Subtile est la parade imaginée par les trois usines pour contourner le protectionnisme américain (fig. 60). Il s'agit de créer une société en nom collectif purement fictive ayant son siège à New-York ; société formée entre Achille Géricot et son fils, pour l'importation de la porcelaine, du verre et de la faïence. Un système complexe de facturation et de dépôt d'argent se met en place. Les marchandises expédiées sont facturées à Achille et Charles Géricot et les factures envoyées à New-York, Achille étant averti de leur importance et du montant des droits à payer. La nouvelle convention élaborée prévoit que "toutes les sommes nécessaires tant au dédouanement des marchandises, qu'aux dépenses courantes du dépôt et au paiement des appointements de Monsieur Charles Géricot et de ses employés seront, au fur et à mesure des besoins, remises à Charles Géricot par son père en chèques sur New-York ; chèques achetés à Paris ou pris sur une provision constituée dans une banque de New-York par les trois maisons au nom de Monsieur Achille Géricot". Charles livrera les marchandises aux clients en portant le nom d'Achille et Charles Géricot sur les factures. Les traites établies seront adressées ensuite immédiatement à Achille qui les remettra aux usines expéditrices.

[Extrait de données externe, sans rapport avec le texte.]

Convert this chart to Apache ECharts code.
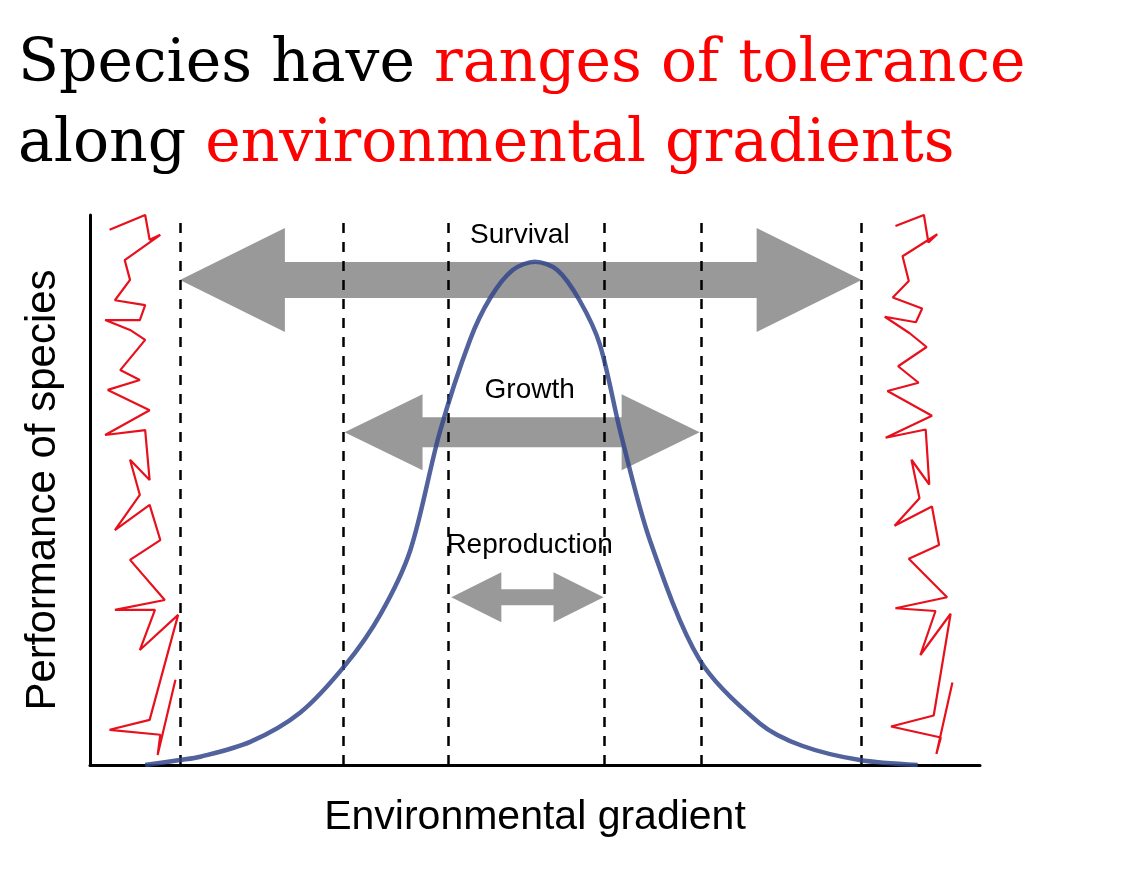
<!DOCTYPE html>
<html><head><meta charset="utf-8">
<script src="https://cdn.jsdelivr.net/npm/echarts@6/dist/echarts.min.js"></script>
<style>html,body{margin:0;padding:0;background:#fff}#c{width:1143px;height:879px}</style>
</head><body><div id="c"></div>
<script>
// Bell curve: performance along the gradient
const curveX = [6.2,10.1,12.4,18,23.6,28.7,32.6,36,39.3,42.7,45,47.5,50,52.5,55,57.3,59.6,62.9,68.5,75.3,80,86.5,93];
const curveY = [0,0.9,1.5,4.2,9.5,18.2,27.3,39.1,60.5,77.3,85,90,91.5,90,84.5,76.4,60.5,40.9,19.1,7.5,3.5,0.9,0];
// Dashed tolerance limits
const limits = [10.1,28.4,40.3,57.8,68.7,86.7];
// Tolerance ranges
const rangeNames = ['Survival','Growth','Reproduction'];
const rangeFrom = [10.1,28.6,40.6];
const rangeTo = [86.7,68.5,57.7];
const rangeLevel = [88.2,60.5,30.5];
const labelX = [48.3,49.4,49.4];
const labelLevel = [96.4,68.2,40];
// Red scribbles (hand-drawn marks beyond tolerance)
const leftScribX = [2.2,6.2,6.7,7.9,3.9,4.5,2.8,6.2,5.6,1.7,4.5,6.2,3.4,5.6,2,6.7,1.7,6.2,6.7,4.5,5.6,2.8,6.7,7.9,4.5,8.4,2.8,7.3,5.6,9.9,6.7,2.2,7.9,7.6,9.6];
const leftScribY = [97.3,100,95.5,96.4,91.8,88.2,84.5,83.6,80.9,80.9,79.1,77.3,71.8,70,68.2,64.5,60,60.9,51.8,55.5,49.1,42.7,47.3,40.9,37.3,30,28.2,28.2,20.9,27.3,8.2,6.4,5.5,1.8,15.5];
const rightScribX = [90.5,93.7,94.2,95.2,91.3,92,90.2,93.5,92.8,89.3,92.1,94,90.8,93.1,89.6,94.6,89.4,93.9,94.3,92.3,93.2,90.4,94.6,95.4,92,96.3,90.5,95,93.3,96.7,94.8,90,95.6,95.1,96.9];
const rightScribY = [98,100,95,96.5,92.5,88,85,83,80.5,81.5,78.5,76,72.5,69.5,68,63.5,59.5,61,51,55.5,48.5,43.5,47,40,37.5,30.5,28.5,28,20,27.5,9,7,5,2,15];

const chart = echarts.init(document.getElementById('c'));
const zip = (a,b)=>a.map((v,i)=>[v,b[i]]);
const sizes = [{body:18,head:52,len:105},{body:15,head:38,len:78},{body:8,head:25,len:50}];
const tf = {fontSize:60,fontFamily:'DejaVu Serif',lineHeight:80};
chart.setOption({
  animation:false,
  graphic:[{type:'text',left:18,top:35,style:{
    rich:{b:Object.assign({fill:'#000'},tf),r:Object.assign({fill:'#ff0000'},tf)},
    text:'{b|Species have }{r|ranges of tolerance}\n{b|along }{r|environmental gradients}'}}],
  grid:{left:90,right:163,top:215,bottom:114,outerBoundsMode:'none',containLabel:false},
  xAxis:{type:'value',min:0,max:100,splitLine:{show:false},axisTick:{show:false},axisLabel:{show:false},
    axisLine:{lineStyle:{color:'#000',width:3}},name:'Environmental gradient',nameLocation:'middle',nameGap:32,
    nameTextStyle:{fontSize:41,color:'#000',fontFamily:'Liberation Sans'}},
  yAxis:{type:'value',min:0,max:100,splitLine:{show:false},axisTick:{show:false},axisLabel:{show:false},
    axisLine:{show:true,lineStyle:{color:'#000',width:3}},name:'Performance of species',nameLocation:'middle',nameGap:26,
    nameTextStyle:{fontSize:42,color:'#000',fontFamily:'Liberation Sans'}},
  series:[
    {type:'line',data:[],markLine:{silent:true,symbol:'none',label:{show:false},
      lineStyle:{color:'#000',type:[10,9],width:2.5},data:limits.map(v=>({xAxis:v}))}},
    {type:'custom',data:rangeNames.map((n,i)=>[rangeFrom[i],rangeTo[i],rangeLevel[i],i]),z:3,
      renderItem:(p,api)=>{
        const a=api.coord([api.value(0),api.value(2)]), b=api.coord([api.value(1),api.value(2)]);
        const s=sizes[api.value(3)], y=a[1];
        const pts=[[a[0],y],[a[0]+s.len,y-s.head],[a[0]+s.len,y-s.body],[b[0]-s.len,y-s.body],[b[0]-s.len,y-s.head],[b[0],y],
          [b[0]-s.len,y+s.head],[b[0]-s.len,y+s.body],[a[0]+s.len,y+s.body],[a[0]+s.len,y+s.head]];
        return {type:'polygon',shape:{points:pts},style:{fill:'rgba(128,128,128,0.8)'}};
      }},
    {type:'custom',data:rangeNames.map((n,i)=>[labelX[i],labelLevel[i],n]),z:4,
      renderItem:(p,api)=>{const c=api.coord([api.value(0),api.value(1)]);
        return {type:'text',x:c[0],y:c[1],style:{text:api.value(2),fill:'#000',fontSize:28,fontFamily:'Liberation Sans',align:'center',verticalAlign:'middle'}};}},
    {type:'line',data:zip(curveX,curveY),smooth:0.3,symbol:'none',lineStyle:{color:'rgba(50,70,140,0.85)',width:4.5},z:5},
    {type:'line',data:zip(leftScribX,leftScribY),symbol:'none',lineStyle:{color:'#e8101c',width:2.2}},
    {type:'line',data:zip(rightScribX,rightScribY),symbol:'none',lineStyle:{color:'#e8101c',width:2.2}}
  ]
});
</script></body></html>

Cette combinaison ne doit entraîner pour Achille Géricot aucun risque pécuniaire et se dérouler dans la plus grande discrétion : en effet, "il convient que la correspondance et les comptes ne contiennent rien qui puisse faire soupçonner le caractère fictif de la société Charles Géricot et Cie". Afin que les instructions données par les usines apparaissent comme émanant d'Achille Géricot, Guérin propose "une ruse de guerre" : s'offrir trois machines à écrire de même système, utiliser le même papier à entête de la société fictive et autant que possible même disposition typographique 793 .
Toutes ces stratégies qui ont pour but de contourner l'administration américaine tiennent compte des conséquences possibles engentrées par la Mac Kinley Bill votée le 26 septembre 1890.
Note de C. Géricot datée du 13 novembre 1890, A.P.
Lettre de Guérin à Mougin du 11 juillet 1890, A.P.